OFF THE RAILS
Maintenance leaves southern suburbs commuters high and dry
METRORAIL’S decision to cut its southern suburbs service at 3pm at weekends infuriated so many commuters that the corporation has done a U-turn – but the reprieve is to be short-lived.
The service will be cut again on December 15 until further notice to give Metrorail time to do rolling stock maintenance before the World Cup.
Last weekend, many commuters arrived at stations along the route only to find that the late trains on Saturdays and Sundays had been discontinued.
Last Saturday, no trains left Cape Town for Simon’s Town after 3pm, while on Sunday, the last train left at 4.15pm.
The last trains departing from Simon’s Town left at similar times.
From December 15 there will be no service to and from Cape Town to Simon’s Town after mid-afternoon at weekends, just as the schools break for the summer holidays and tourists pour into the city. Previously the last trains to and from Simon’s Town stopped running about 8pm at weekends.
The plight of workers and residents along the False Bay coast is aggravated by a complete lack of buses along the Main Road beyond Retreat. This was confirmed by Golden Arrow.
And a taxi war has broken out between taxi drivers in the Retreat, Steenberg and Vrygrond areas, so taxi services are unreliable.
Heather Storer, manager of a nursing agency in Fish Hoek, said about 20 of her nurses depended on trains to get to work every weekend.
Day staff ended their shift at 6pm and took the train home, while night staff came in at 6pm.
They did not want to take taxis because of the danger following the latest violence.
“There was no warning, or if there was, we never heard about it,” she said. “Evidently Metrorail thinks nobody works at weekends, when my girls, as well as other workers, completely depend on trains. And what about all the people taking the train to the beach during the summer holidays? This whole new schedule is extremely short-sighted.”
On the taxi front, tensions between the Vrygrond and Retreat taxi associations have been flaring since September in a struggle over routes. This has resulted in a number of clashes, as well as the arrest of two taxi drivers after a flare-up on Tuesday.
Muizenberg police spokesman Captain Stephen Knapp said the situation was still volatile, and that many commuters were concerned for their safety.

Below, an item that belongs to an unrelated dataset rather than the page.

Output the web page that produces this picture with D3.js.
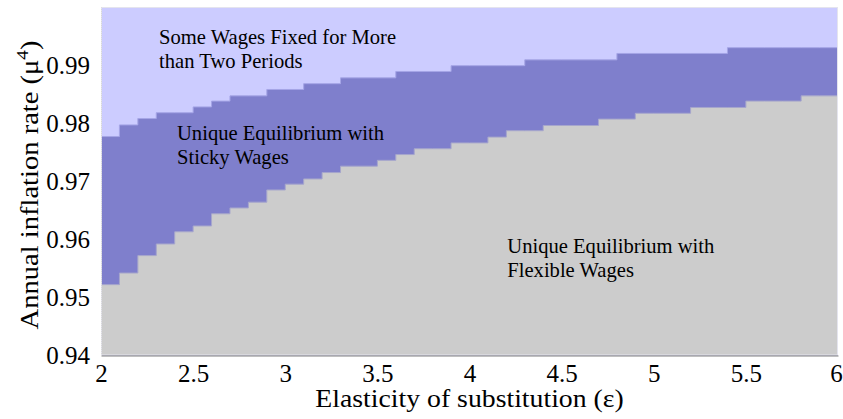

“I’ve noticed that many people are not taking taxis and are rather choosing to walk to work.
“It’s a personal choice for people whether they want to take taxis along that route, but we’re definitely monitoring the situation.
“We’ll continue to have personnel in the area until such time as things go back to normal, and we don’t feel they have yet.”
Metrorail Western Cape spokeswoman Riana Scott said the corporation had restored the old timetable – but only until December 15 – four days after schools break up.
They would in the meantime review the concerns that have been raised and meet with provincial and local transport authorities to talk about transport alter natives for workers.
Scott said they were using the next few weeks – the Western Cape’s last “quiet period” before the World Cup which begins in mid-June – to concentrate on maintenance.
“Next year the 2010 festivities and dry runs start in January and we need to be ready,” she said.
“We need to pay attention to perennially problematic trains to ensure that we optimise our fleet usage to ensure maximum reliability and punctuality.
“We started this preparation by removing the later Saturday and Sunday trains to test the changes.
“We communicated this to our customers and stakeholders via our weekly newspaper, text alerts, notices at ticket windows and through station announcements.”
ON A ROLL: A train clatters past St James’s iconic beach cabins. Southern suburbs commuters are irate because Metrorail wants to stop trains running after 3pm so it can do rolling stock maintenance.